For ML models, feature engineering was applied to select the input features relevant to the DM yields of pakchoi. Initially, outlier detection was performed on the dataset by examining the mean, range, and standard deviation of each parameter (

Table 4. Summary of the parameters of the dataset.

Parameter	Range	Mean	Standard Deviation
Tmin	7.5–28.8	18.46	4.88
Tmean	16.4–32.7	24.48	4.02
Tmax	20.6–43.0	32.93	5.01
GDD	17.55–572.5	278.59	159.41
RHmean	24.2–98.8	77.13	10.96
RHmax	29.6–100.0	98.61	7.66
RHmin	22.1–94.2	46.96	15.90
Vwind	0.0–0.4	0.17	0.08
Tsun	0.0–12.5	9.29	2.43
Rs	9.9–28.5	21.97	4.14
Eo	2.0–6.4	4.25	1.12
SWC1	0.18–0.429	0.27	0.09
SMN1	147.99–286.08	204.04	28.00
SWC2	0.37–0.486	0.41	0.04
SMN2	141.6–236.08	172.38	24.48
SWC3	0.338–0.465	0.38	0.04
SMN3	93.3–176.62	172.4	22.78
irrigation	0.0–62.42	40.54	16.05
inorganic	0.0–186.8	55.27	62.62

). No anomalies were identified in the dataset upon comparison. Subsequently, it was essential to normalize all data and calculate the correlations between input parameters and DM yields. In feature engineering, feature scaling is an important step. Min-max normalization, a common feature scaling technique, was employed to mitigate the influence of the parameter scale and to map values linearly within the range [0, 1]. Concurrently, feature selection is a vital component of feature engineering. The Pearson correlation coefficient was utilized for feature selection to identify input parameters that exhibited significant correlations with DM yields using a significance threshold of p < 0.1. Finally, the total dataset, comprising features and DM yields, was partitioned into training and testing sets. To augment the training set, EU-Rotate_N model was employed to predict the daily DM for non-sampled dates. Consequently, an augmented training set, integrating both sampled and simulated data, was constructed for the ML models.

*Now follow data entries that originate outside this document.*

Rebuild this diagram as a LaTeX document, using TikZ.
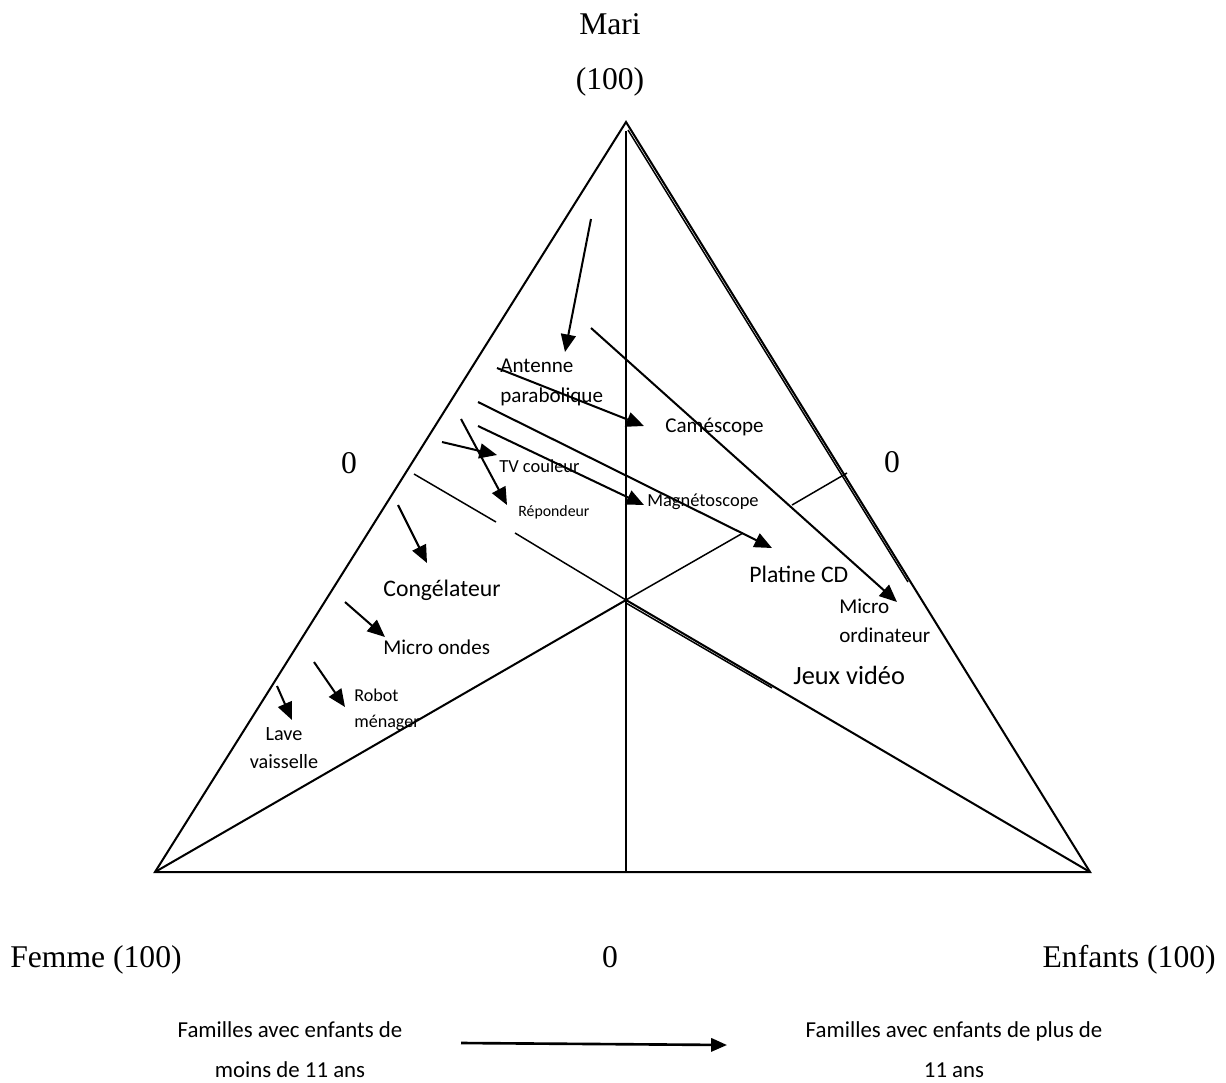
\documentclass[tikz,border=0pt]{standalone}
\usepackage{fontspec}
\setmainfont{Liberation Serif}
\newfontfamily\calibri{Carlito}
\usetikzlibrary{arrows.meta}

\begin{document}
\begin{tikzpicture}[x=0.02cm,y=-0.02cm,
  cote/.style={line width=1.15pt},
  axe/.style={line width=0.85pt},
  fleche/.style={line width=1.15pt,-{Triangle[length=10pt,width=8.5pt]}},
  lbl/.style 2 args={inner sep=0pt,align=left,font=\calibri\fontsize{#1}{#2}\selectfont},
  pole/.style={inner sep=0pt,font=\fontsize{18}{22}\selectfont}]
  \useasboundingbox (0,0) rectangle (1226,1082);

  % sommets et centre
  \coordinate (mari) at (626,122);
  \coordinate (femme) at (155,872);
  \coordinate (enfants) at (1090,872);
  \coordinate (centre) at (626,600);
  \coordinate (base) at (626,872);

  % triangle
  \draw[cote] (mari) -- (femme) -- (enfants) -- cycle;
  \draw[axe] (628,130) -- (908,582);
  \draw[axe] (626,131) -- (base);
  \draw[cote] (femme) -- (centre) -- (enfants);
  \draw[axe] (626,603) -- (772,688);

  % droites issues du centre
  \coordinate (g1) at (414,474);
  \coordinate (g2) at (496,522);
  \coordinate (g3) at (515,533);
  \coordinate (d1) at (743,533);
  \coordinate (d2) at (792,505);
  \coordinate (d3) at (847,473);
  \draw[axe] (g1) -- (g2);
  \draw[axe] (g3) -- (centre) -- (d1);
  \draw[axe] (d2) -- (d3);

  % evolutions
  \coordinate (s1) at (591,219);  \coordinate (t1) at (565,352);
  \coordinate (s2) at (497,368);  \coordinate (t2) at (644,426);
  \coordinate (s3) at (591,328);  \coordinate (t3) at (897,602);
  \coordinate (s4) at (478,402);  \coordinate (t4) at (772,548);
  \coordinate (s5) at (478,426);  \coordinate (t5) at (644,505);
  \coordinate (s6) at (442,442);  \coordinate (t6) at (497,455);
  \coordinate (s7) at (461,419);  \coordinate (t7) at (507,505);
  \coordinate (s8) at (398,505);  \coordinate (t8) at (427,563);
  \coordinate (s9) at (345,602);  \coordinate (t9) at (385,637);
  \coordinate (s10) at (314,662); \coordinate (t10) at (345,707);
  \coordinate (s11) at (277,686); \coordinate (t11) at (292,720);
  \draw[fleche] (s1) -- (t1);
  \draw[fleche] (s2) -- (t2);
  \draw[fleche] (s3) -- (t3);
  \draw[fleche] (s4) -- (t4);
  \draw[fleche] (s5) -- (t5);
  \draw[fleche] (s6) -- (t6);
  \draw[fleche] (s7) -- (t7);
  \draw[fleche] (s8) -- (t8);
  \draw[fleche] (s9) -- (t9);
  \draw[fleche] (s10) -- (t10);
  \draw[fleche] (s11) -- (t11);

  % produits
  \node[lbl={12}{17},anchor=west] (antenne) at (500,382) {Antenne\\parabolique};
  \node[lbl={12}{17},anchor=west] (camescope) at (665,427) {Caméscope};
  \node[lbl={10.5}{13},anchor=west] (tv) at (499,466) {TV couleur};
  \node[lbl={9}{11},anchor=west] (repondeur) at (518,512) {Répondeur};
  \node[lbl={10.5}{13},anchor=west] (magneto) at (647,502) {Magnétoscope};
  \node[lbl={13.5}{16},anchor=west] (platine) at (749,574) {Platine CD};
  \node[lbl={12}{16.4},anchor=west] (micro) at (839,621) {Micro\\ordinateur};
  \node[lbl={15}{18},anchor=west] (jeux) at (793,675) {Jeux vidéo};
  \node[lbl={13.5}{16},anchor=west] (congel) at (383,590) {Congélateur};
  \node[lbl={12}{15},anchor=west] (ondes) at (383,647) {Micro ondes};
  \node[lbl={10.3}{14.7},anchor=west] (robot) at (354,710) {Robot\\ménager};
  \node[lbl={11.5}{16.4},align=center] (lave) at (284,748) {Lave\\vaisselle};

  % poles
  \node[pole] (nmari) at (610,24) {Mari};
  \node[pole] (nmaricent) at (610,82) {(100)};
  \node[pole] (zg) at (349,463) {0};
  \node[pole] (zd) at (892,462) {0};
  \node[pole,anchor=base] (zb) at (610,967) {0};
  \node[pole,anchor=base west] (nfemme) at (10,967) {Femme (100)};
  \node[pole,anchor=base east] (nenfants) at (1216,967) {Enfants (100)};

  % legende
  \node[lbl={13}{22.7},align=center] (avant) at (290,1050) {Familles avec enfants de\\moins de 11 ans};
  \node[lbl={13}{22.7},align=center] (apres) at (954,1050) {Familles avec enfants de plus de\\11 ans};
  \coordinate (l1) at (461,1043);
  \coordinate (l2) at (727,1045);
  \draw[line width=1.5pt,-{Triangle[length=9pt,width=7.5pt]}] (l1) -- (l2);
\end{tikzpicture}
\end{document}
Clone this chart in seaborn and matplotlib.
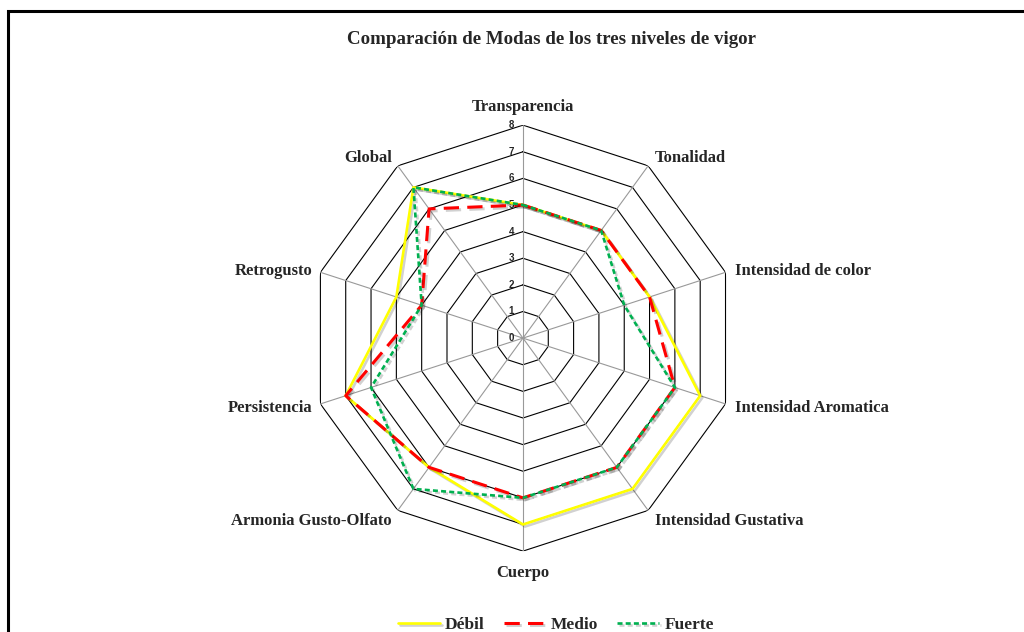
import numpy as np
import pandas as pd
import matplotlib
matplotlib.use("Agg")
import matplotlib.pyplot as plt
import matplotlib.patheffects as pe
from matplotlib.patches import Rectangle
import seaborn as sns

# Datos (modas por atributo)
atributos = ['Transparencia', 'Tonalidad', 'Intensidad de color', 'Intensidad Aromatica',
             'Intensidad Gustativa', 'Cuerpo', 'Armonia Gusto-Olfato', 'Persistencia',
             'Retrogusto', 'Global']
debil = [5, 5, 5, 7, 7, 7, 6, 7, 5, 7]
medio = [5, 5, 5, 6, 6, 6, 6, 7, 4, 6]
fuerte = [5, 5, 4, 6, 6, 6, 7, 6, 4, 7]
niveles = [0, 1, 2, 3, 4, 5, 6, 7, 8]

sns.set_style("white")
plt.rcParams['font.family'] = ['Liberation Serif', 'DejaVu Serif']

n = len(atributos)
ang = np.linspace(0, 2 * np.pi, n, endpoint=False)
ang_c = np.append(ang, 2 * np.pi)

fig = plt.figure(figsize=(10.24, 6.32), dpi=100)
ax = fig.add_axes([0.3027, 0.128, 0.416, 0.674], projection='polar')
ax.set_theta_zero_location('N')
ax.set_theta_direction(-1)
ax.set_ylim(0, 8)
ax.grid(False)
ax.spines['polar'].set_visible(False)
ax.set_xticks([])
ax.set_yticks([])
ax.set_facecolor('white')

# rejilla poligonal
for lv in niveles[1:]:
    ax.plot(ang_c, [lv] * (n + 1), color='black', lw=0.8, zorder=1)
for a in ang:
    ax.plot([a, a], [0, 8], color='#999999', lw=0.8, zorder=1)

# etiquetas del eje radial
for lv in niveles:
    ax.annotate(str(lv), xy=(0, lv), xytext=(-9, 0), textcoords='offset pixels',
                ha='right', va='center', fontsize=7, fontweight='bold',
                family='Liberation Sans')

# etiquetas de categorias
offs = [(0, 18, 'center'), (7, 8, 'left'), (9, 1, 'left'), (9, -4, 'left'),
        (7, -11, 'left'), (0, -22, 'center'), (-6, -11, 'right'), (-8, -4, 'right'),
        (-8, 1, 'right'), (-6, 8, 'right')]
for a, lab, (dx, dy, ha) in zip(ang, atributos, offs):
    ax.annotate(lab, xy=(a, 8), xytext=(dx, dy), textcoords='offset pixels',
                ha=ha, va='center', fontsize=12, fontweight='bold')

sombra = [pe.SimpleLineShadow(offset=(1.5, -1.5), alpha=0.18, rho=0.6), pe.Normal()]
series = [('Débil', debil, '#FFFF00', '-', 1.9, None),
          ('Medio', medio, '#FF0000', '--', 2.2, (5, 2.7)),
          ('Fuerte', fuerte, '#00B050', '--', 1.9, (1.9, 1.2))]
for nombre, vals, col, ls, lw, dash in series:
    df = pd.DataFrame({'ang': ang_c, 'val': vals + vals[:1]})
    kw = dict(dashes=dash) if dash else {}
    sns.lineplot(data=df, x='ang', y='val', ax=ax, sort=False, estimator=None,
                 color=col, lw=lw, label=nombre, path_effects=sombra, zorder=3, **kw)
ax.set_xlabel('')
ax.set_ylabel('')
ax.set_ylim(0, 8)
h, l = ax.get_legend_handles_labels()
ax.get_legend().remove()

fig.legend(h, l, loc='lower center', bbox_to_anchor=(0.543, -0.026), ncol=3,
           frameon=False, handlelength=2.4, columnspacing=1.1, handletextpad=0.3,
           prop={'weight': 'bold', 'size': 12.5})

fig.text(0.539, 0.937, 'Comparación de Modas de los tres niveles de vigor',
         ha='center', va='center', fontsize=13.6, fontweight='bold')

fig.add_artist(Rectangle((7.5 / 1024, -0.1), 1.2, 1.1 - 11 / 632,
                         transform=fig.transFigure, fill=False, lw=2.2, color='black'))

fig.savefig('out.png', dpi=100)
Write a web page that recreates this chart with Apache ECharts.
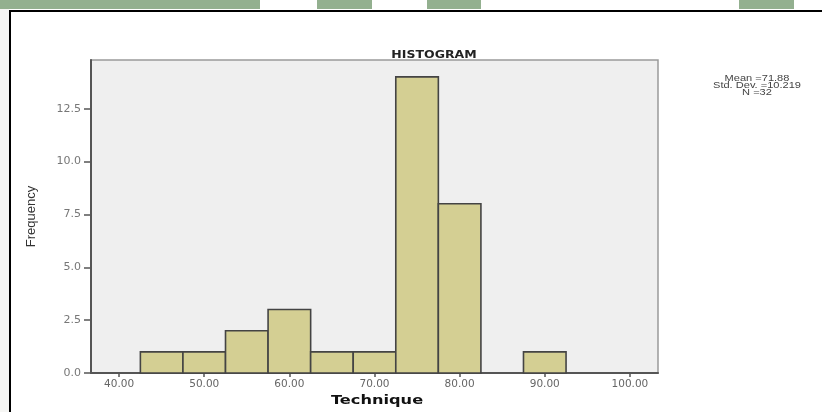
<!DOCTYPE html>
<html>
<head>
<meta charset="utf-8">
<script src="https://cdn.jsdelivr.net/npm/echarts@6/dist/echarts.min.js"></script>
<style>
html,body{margin:0;padding:0;background:#fff;}
#chart{width:822px;height:412px;}
</style>
</head>
<body>
<div id="chart"></div>
<script>
// ---- data ----
const binCenters = [45, 50, 55, 60, 65, 70, 75, 80, 90];
const frequencies = [1, 1, 2, 3, 1, 1, 14, 8, 1];
const binWidth = 5;
const xTicks = [40, 50, 60, 70, 80, 90, 100];
const yTicks = [0, 2.5, 5, 7.5, 10, 12.5];
const chartTitle = 'HISTOGRAM';
const xName = 'Technique';
const yName = 'Frequency';
const statsLines = ['Mean =71.88', 'Std. Dev. =10.219', 'N =32'];

const histData = binCenters.map((c, i) => [c - binWidth / 2, c + binWidth / 2, frequencies[i]]);

const chart = echarts.init(document.getElementById('chart'), null, {renderer: 'canvas'});

const greenBlocks = [[0, 260], [317, 372], [427, 481], [739, 794]];
const graphics = [];
greenBlocks.forEach(b => graphics.push({
  type: 'rect', left: b[0], top: 0, z: -10,
  shape: {width: b[1] - b[0], height: 9},
  style: {fill: '#93b08f'}
}));
graphics.push({
  type: 'rect', left: 0, top: 0, z: -20, silent: true,
  shape: {width: 9, height: 412}, style: {fill: '#f6f6f4'}
});
graphics.push({
  type: 'rect', x: 10, y: 11, z: -5,
  shape: {width: 900, height: 500},
  style: {fill: 'none', stroke: '#000', lineWidth: 2}
});
graphics.push({
  type: 'text', x: 434, y: 55, scaleX: 1.25,
  style: {text: chartTitle, font: 'bold 10px "DejaVu Sans"', fill: '#222', align: 'center', verticalAlign: 'middle'}
});
graphics.push({
  type: 'text', x: 377, y: 401, scaleX: 1.35,
  style: {text: xName, font: 'bold 12px "DejaVu Sans"', fill: '#111', align: 'center', verticalAlign: 'middle'}
});
statsLines.forEach((t, i) => graphics.push({
  type: 'text', x: 757, y: 79 + i * 7, scaleX: 1.3,
  style: {text: t, font: '8.5px "Liberation Sans"', fill: '#444', align: 'center', verticalAlign: 'middle'}
}));

const option = {
  animation: false,
  backgroundColor: '#ffffff',
  grid: {
    left: 91, top: 60, right: 164, bottom: 39,
    show: true, backgroundColor: '#efefef', borderColor: '#9a9a9a', borderWidth: 1.5
  },
  xAxis: {
    type: 'value', min: 36.7, max: 103.3,
    axisLine: {show: true, lineStyle: {color: '#555', width: 2}},
    axisTick: {show: true, customValues: xTicks, length: 4, lineStyle: {color: '#555', width: 1.5}},
    axisLabel: {customValues: xTicks, formatter: v => v.toFixed(2), color: '#666', fontFamily: 'DejaVu Sans', fontSize: 10.5, margin: 6},
    splitLine: {show: false}
  },
  yAxis: {
    type: 'value', min: 0, max: 14.8,
    name: yName, nameLocation: 'middle', nameRotate: 90, nameGap: 53,
    nameTextStyle: {color: '#333', fontFamily: 'Liberation Sans', fontSize: 13},
    axisLine: {show: true, lineStyle: {color: '#555', width: 2}},
    axisTick: {show: true, customValues: yTicks, length: 7, lineStyle: {color: '#555', width: 1.5}},
    axisLabel: {customValues: yTicks, formatter: v => v.toFixed(1), color: '#777', fontFamily: 'DejaVu Sans', fontSize: 11, margin: 10},
    splitLine: {show: false}
  },
  graphic: graphics,
  series: [{
    type: 'custom',
    data: histData,
    encode: {x: [0, 1], y: 2},
    renderItem: function (params, api) {
      const p0 = api.coord([api.value(0), 0]);
      const p1 = api.coord([api.value(1), api.value(2)]);
      return {
        type: 'rect',
        shape: {x: p0[0], y: p1[1], width: p1[0] - p0[0], height: p0[1] - p1[1]},
        style: {fill: '#d4cf93', stroke: '#444', lineWidth: 1.6}
      };
    }
  }]
};
chart.setOption(option);
</script>
</body>
</html>
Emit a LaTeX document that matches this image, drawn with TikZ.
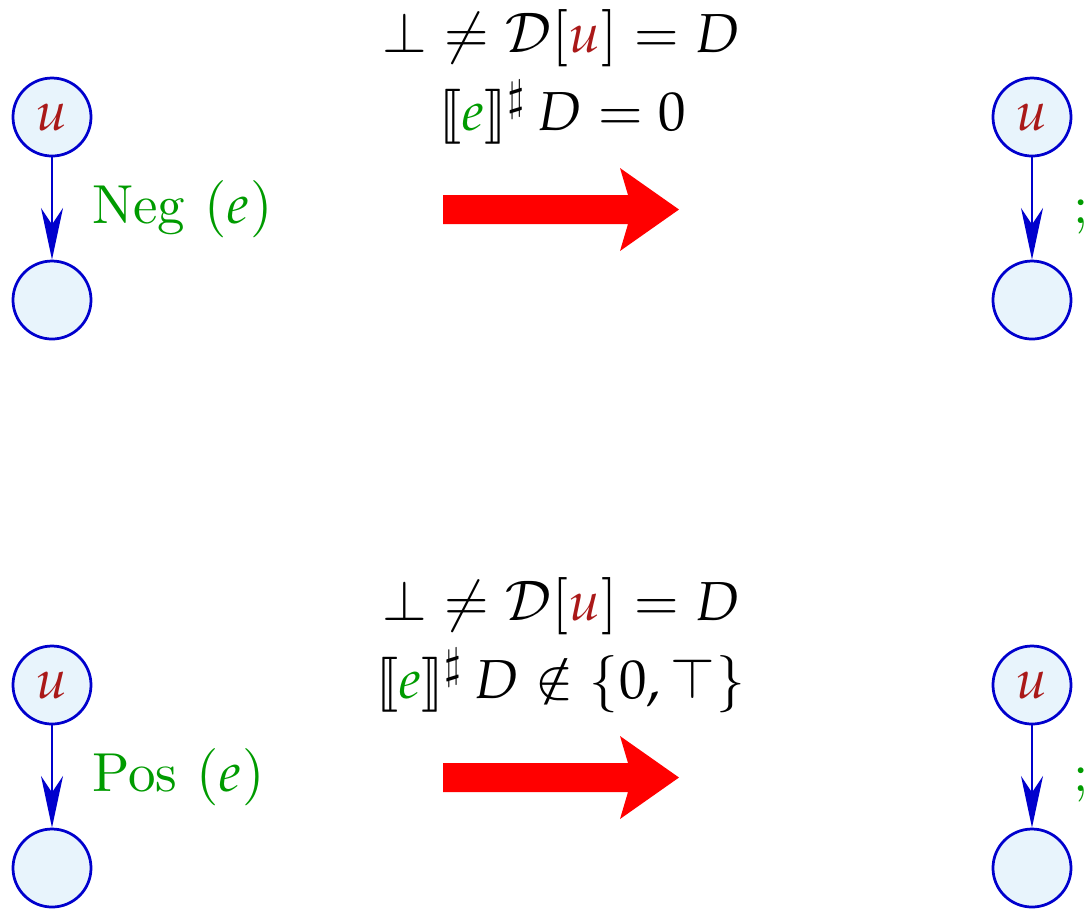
\documentclass[tikz,border=0pt]{standalone}
\usepackage{mathpazo}
\usepackage{stmaryrd}
\usetikzlibrary{arrows.meta}
\definecolor{nodefill}{RGB}{232,244,252}
\definecolor{nodeline}{RGB}{0,0,205}
\definecolor{vred}{RGB}{170,25,25}
\definecolor{egreen}{RGB}{0,155,0}
\tikzset{
  st/.style={circle,draw=nodeline,fill=nodefill,line width=0.5pt,minimum size=14.2pt,inner sep=0pt},
  edge/.style={draw=nodeline,line width=0.5pt,-{Stealth[length=9.4pt,width=4pt,inset=3pt]}},
  lab/.style={anchor=base west,inner sep=0pt,text=egreen},
  cond/.style={anchor=base,inner sep=0pt},
  bigarrow/.style={fill=red},
}
\newcommand{\uu}{\textcolor{vred}{u}}
\newcommand{\ee}{\textcolor{egreen}{e}}
\begin{document}
\begin{tikzpicture}[x=0.182pt,y=-0.182pt]
\useasboundingbox (0,0) rectangle (1084,909);
% top rule
\node[st] (a1) at (52,117) {$\uu$};
\node[st] (b1) at (52,300) {};
\draw[edge] (a1) -- (b1);
\node[lab] (l1) at (91,223) {Neg $(e)$};
\node[cond] (c1) at (561,52) {$\bot\neq\mathcal{D}[\uu]=D$};
\node[cond] (d1) at (563,130) {$\llbracket \ee\rrbracket^\sharp\,D=0$};
\fill[bigarrow] (443,195) -- (628,195) -- (620,168) -- (679,209.5) -- (620,251) -- (628,224) -- (443,224) -- cycle;
\node[st] (p1) at (1032,117) {$\uu$};
\node[st] (q1) at (1032,300) {};
\draw[edge] (p1) -- (q1);
\node[lab] (s1) at (1072,223) {;};
% bottom rule
\node[st] (a2) at (52,685) {$\uu$};
\node[st] (b2) at (52,868) {};
\draw[edge] (a2) -- (b2);
\node[lab] (l2) at (91,791) {Pos $(e)$};
\node[cond] (c2) at (561,620) {$\bot\neq\mathcal{D}[\uu]=D$};
\node[cond] (d2) at (561,698) {$\llbracket \ee\rrbracket^\sharp\,D\notin\{0,\top\}$};
\fill[bigarrow] (443,763) -- (628,763) -- (620,736) -- (679,777.5) -- (620,819) -- (628,792) -- (443,792) -- cycle;
\node[st] (p2) at (1032,685) {$\uu$};
\node[st] (q2) at (1032,868) {};
\draw[edge] (p2) -- (q2);
\node[lab] (s2) at (1072,791) {;};
\end{tikzpicture}
\end{document}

In the training phase, EU-Rotate_N, RFR and SVR were used as the three base models. The bias in the training accuracy of the stacking model was not significant because DM data were not used directly in the calibration of EU-Rotate_N and there was no prior correlation between the predicted values and the observed values. Consequently, the augmented training set was applied to all three base models, and the DM of the three crop batches was predicted based on this training set. Subsequently, the predictions generated a dataset, which was then used by the meta-model to learn the characteristics of this newly created dataset for DM prediction.

Following the optimization of the stacking model through parameter adjustments of both the base models and the meta model during the training phase, the DM yield for the harvest period was predicted in the testing phase. This was achieved by inputting meteorological data, soil data, fertilization data, and irrigation data into the stacking model to assess its predictive accuracy.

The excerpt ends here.